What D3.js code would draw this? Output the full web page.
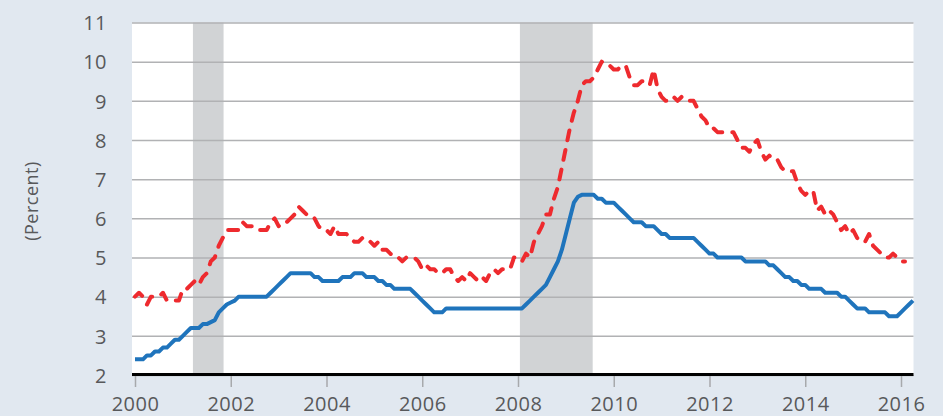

---

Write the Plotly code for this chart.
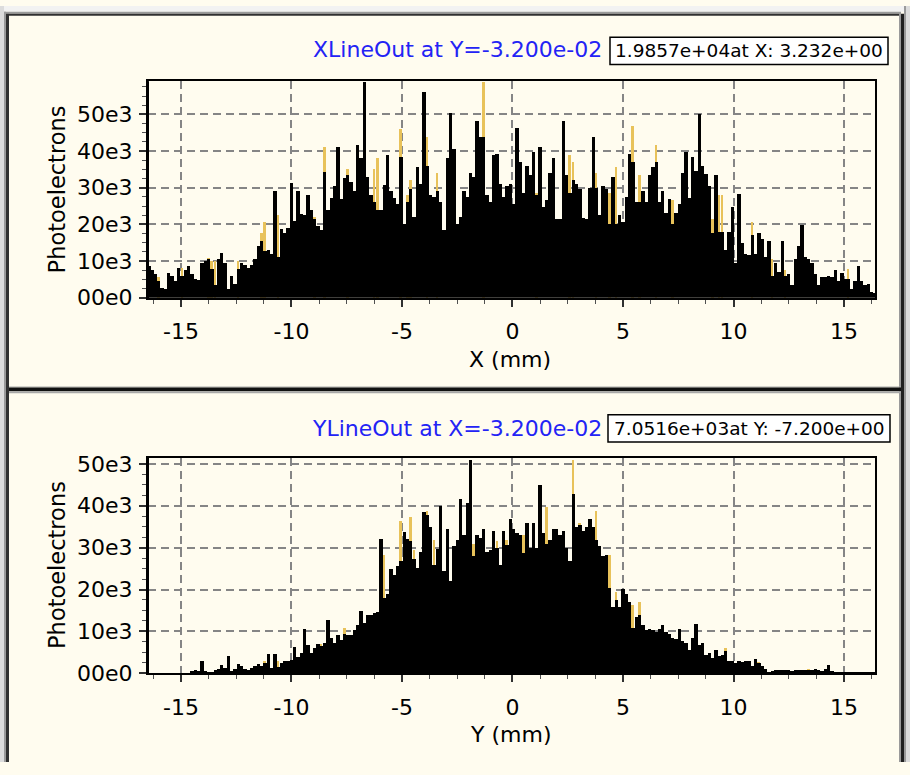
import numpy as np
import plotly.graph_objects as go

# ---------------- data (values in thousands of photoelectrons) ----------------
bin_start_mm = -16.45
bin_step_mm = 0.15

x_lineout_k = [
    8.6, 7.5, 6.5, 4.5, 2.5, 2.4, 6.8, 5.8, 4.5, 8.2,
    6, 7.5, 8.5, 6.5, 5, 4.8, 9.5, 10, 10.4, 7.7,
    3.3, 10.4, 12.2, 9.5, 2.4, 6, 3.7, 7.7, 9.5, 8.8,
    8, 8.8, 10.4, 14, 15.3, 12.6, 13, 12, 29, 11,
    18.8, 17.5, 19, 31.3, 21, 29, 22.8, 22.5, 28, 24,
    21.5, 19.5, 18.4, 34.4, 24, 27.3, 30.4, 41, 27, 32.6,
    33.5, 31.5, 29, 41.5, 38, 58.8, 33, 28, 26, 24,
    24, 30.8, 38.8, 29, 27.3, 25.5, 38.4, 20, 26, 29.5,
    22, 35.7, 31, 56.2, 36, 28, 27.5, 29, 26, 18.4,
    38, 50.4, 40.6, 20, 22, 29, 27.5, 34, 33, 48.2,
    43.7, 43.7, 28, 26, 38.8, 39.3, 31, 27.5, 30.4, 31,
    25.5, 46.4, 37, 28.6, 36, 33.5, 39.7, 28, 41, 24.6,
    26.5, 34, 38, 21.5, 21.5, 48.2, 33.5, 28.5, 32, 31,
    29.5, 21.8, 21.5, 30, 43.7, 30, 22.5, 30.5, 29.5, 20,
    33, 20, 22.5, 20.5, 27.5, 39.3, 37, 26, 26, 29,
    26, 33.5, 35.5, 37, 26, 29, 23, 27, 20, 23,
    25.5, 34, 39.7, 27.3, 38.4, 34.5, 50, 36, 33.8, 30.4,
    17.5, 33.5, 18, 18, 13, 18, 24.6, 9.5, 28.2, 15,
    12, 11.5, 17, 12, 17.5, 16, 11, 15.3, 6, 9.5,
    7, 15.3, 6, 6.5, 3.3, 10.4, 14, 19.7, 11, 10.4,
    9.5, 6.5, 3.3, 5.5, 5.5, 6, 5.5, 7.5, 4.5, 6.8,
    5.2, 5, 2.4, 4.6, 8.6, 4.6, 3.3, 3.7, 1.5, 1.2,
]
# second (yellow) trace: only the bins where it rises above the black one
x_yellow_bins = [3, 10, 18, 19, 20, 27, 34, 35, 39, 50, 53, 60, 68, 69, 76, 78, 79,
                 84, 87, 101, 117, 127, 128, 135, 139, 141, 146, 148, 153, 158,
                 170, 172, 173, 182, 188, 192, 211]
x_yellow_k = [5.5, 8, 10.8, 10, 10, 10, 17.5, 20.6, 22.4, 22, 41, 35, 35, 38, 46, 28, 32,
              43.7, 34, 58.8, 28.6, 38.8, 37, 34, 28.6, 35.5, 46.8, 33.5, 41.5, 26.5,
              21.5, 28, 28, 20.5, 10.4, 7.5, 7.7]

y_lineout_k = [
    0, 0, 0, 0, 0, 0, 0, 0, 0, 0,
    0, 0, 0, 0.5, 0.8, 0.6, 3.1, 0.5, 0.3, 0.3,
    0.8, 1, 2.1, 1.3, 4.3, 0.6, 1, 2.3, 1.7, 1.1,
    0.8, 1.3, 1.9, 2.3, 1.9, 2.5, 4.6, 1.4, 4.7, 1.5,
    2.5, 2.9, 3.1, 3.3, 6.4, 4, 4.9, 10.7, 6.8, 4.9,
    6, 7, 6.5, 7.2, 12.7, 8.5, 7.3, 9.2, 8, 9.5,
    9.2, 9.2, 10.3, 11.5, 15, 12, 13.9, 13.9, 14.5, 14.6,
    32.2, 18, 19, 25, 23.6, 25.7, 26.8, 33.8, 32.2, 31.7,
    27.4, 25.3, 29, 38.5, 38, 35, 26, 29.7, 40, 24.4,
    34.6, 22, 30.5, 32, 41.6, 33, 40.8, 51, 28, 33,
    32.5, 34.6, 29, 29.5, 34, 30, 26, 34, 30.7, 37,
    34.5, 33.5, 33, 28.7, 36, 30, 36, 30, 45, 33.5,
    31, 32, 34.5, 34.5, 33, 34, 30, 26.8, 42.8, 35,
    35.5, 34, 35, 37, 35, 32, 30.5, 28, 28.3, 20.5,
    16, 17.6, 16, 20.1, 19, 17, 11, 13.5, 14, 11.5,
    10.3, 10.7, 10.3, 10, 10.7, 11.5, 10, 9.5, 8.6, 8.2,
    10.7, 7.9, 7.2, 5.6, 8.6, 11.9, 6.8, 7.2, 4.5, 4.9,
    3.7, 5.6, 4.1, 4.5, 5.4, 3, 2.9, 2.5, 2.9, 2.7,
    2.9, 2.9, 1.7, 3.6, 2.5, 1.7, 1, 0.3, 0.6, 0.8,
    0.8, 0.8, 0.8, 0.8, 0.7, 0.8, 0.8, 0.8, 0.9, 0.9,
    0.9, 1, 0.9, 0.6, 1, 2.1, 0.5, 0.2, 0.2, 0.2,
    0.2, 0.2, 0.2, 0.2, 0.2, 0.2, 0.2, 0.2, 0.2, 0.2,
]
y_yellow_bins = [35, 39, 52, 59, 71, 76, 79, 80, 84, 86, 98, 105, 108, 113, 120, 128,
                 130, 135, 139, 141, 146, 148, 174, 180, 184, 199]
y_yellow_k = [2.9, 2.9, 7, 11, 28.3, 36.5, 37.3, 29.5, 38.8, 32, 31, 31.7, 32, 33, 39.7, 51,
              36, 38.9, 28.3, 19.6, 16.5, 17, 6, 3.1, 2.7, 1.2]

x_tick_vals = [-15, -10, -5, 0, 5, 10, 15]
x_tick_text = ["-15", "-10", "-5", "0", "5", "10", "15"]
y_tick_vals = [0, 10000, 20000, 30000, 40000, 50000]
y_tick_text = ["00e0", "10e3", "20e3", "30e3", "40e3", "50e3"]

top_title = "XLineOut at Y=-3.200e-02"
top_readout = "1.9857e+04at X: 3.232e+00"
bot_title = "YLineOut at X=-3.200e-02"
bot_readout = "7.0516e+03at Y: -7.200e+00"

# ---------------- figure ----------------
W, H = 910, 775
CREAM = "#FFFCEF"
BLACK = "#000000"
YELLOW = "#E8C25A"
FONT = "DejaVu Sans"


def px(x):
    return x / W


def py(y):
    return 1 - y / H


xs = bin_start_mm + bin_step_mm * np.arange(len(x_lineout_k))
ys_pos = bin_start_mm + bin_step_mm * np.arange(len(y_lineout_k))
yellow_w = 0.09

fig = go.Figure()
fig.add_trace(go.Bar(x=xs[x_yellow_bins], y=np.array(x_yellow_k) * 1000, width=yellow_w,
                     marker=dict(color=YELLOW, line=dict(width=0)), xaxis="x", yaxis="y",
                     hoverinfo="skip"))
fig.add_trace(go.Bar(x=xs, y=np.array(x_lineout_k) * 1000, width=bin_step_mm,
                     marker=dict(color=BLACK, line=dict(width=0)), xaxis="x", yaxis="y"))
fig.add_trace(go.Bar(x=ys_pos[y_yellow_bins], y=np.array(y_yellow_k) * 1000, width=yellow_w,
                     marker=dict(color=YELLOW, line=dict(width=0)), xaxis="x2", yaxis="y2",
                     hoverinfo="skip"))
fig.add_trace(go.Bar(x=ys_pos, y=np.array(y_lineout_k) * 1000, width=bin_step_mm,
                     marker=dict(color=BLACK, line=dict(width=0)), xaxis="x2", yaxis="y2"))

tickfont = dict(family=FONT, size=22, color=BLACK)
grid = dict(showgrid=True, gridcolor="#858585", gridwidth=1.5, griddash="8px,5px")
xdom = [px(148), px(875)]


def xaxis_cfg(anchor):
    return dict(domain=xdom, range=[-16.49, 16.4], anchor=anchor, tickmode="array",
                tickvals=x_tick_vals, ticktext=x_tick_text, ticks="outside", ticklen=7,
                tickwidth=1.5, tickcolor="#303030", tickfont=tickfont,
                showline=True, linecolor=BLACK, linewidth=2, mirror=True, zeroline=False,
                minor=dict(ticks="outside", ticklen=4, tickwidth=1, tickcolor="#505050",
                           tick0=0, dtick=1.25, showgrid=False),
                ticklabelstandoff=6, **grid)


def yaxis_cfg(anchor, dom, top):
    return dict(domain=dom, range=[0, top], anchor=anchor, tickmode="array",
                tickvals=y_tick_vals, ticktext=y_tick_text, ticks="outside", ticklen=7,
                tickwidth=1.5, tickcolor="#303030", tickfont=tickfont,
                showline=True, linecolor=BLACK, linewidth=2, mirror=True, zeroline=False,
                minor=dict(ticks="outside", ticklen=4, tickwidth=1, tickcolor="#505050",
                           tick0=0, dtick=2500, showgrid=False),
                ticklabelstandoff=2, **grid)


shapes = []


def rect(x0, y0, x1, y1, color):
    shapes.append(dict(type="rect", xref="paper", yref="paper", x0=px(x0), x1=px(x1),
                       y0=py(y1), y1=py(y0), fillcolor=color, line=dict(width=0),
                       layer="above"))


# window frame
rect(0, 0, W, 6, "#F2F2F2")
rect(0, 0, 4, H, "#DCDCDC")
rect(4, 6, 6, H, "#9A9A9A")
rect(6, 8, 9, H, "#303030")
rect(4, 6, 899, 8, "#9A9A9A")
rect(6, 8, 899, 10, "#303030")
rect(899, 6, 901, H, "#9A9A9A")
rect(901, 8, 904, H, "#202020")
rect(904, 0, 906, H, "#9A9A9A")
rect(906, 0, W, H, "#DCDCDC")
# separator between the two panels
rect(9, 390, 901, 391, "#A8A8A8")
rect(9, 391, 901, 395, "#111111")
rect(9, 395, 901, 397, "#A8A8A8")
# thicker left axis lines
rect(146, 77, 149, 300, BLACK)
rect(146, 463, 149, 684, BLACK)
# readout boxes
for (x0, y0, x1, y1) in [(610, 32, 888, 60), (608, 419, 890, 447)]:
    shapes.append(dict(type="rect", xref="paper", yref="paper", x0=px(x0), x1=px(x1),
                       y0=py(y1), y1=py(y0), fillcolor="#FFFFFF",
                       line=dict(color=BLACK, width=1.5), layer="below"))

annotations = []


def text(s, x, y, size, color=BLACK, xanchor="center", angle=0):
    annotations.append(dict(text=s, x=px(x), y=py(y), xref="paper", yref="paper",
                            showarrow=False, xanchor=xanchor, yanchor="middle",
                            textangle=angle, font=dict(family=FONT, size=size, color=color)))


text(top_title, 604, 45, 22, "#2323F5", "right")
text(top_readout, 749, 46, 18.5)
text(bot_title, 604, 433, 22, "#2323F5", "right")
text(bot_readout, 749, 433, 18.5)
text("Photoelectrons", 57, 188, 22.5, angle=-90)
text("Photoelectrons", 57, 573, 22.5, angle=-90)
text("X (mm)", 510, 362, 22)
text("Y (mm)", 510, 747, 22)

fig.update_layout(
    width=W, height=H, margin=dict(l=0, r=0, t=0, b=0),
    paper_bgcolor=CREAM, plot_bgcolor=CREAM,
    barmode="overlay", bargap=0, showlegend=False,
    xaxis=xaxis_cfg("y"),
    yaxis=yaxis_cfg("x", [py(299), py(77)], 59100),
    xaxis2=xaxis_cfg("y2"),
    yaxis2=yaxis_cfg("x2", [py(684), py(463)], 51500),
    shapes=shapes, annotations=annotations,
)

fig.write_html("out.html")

*What this task involves*. Leave out the pictures and quote exactly the lines from the one where "Write the Plotly code for this chart." appears to the one where "bin_step_mm = 0.15" appears, both ends counted.

*Written answer*.
Write the Plotly code for this chart.
import numpy as np
import plotly.graph_objects as go

# ---------------- data (values in thousands of photoelectrons) ----------------
bin_start_mm = -16.45
bin_step_mm = 0.15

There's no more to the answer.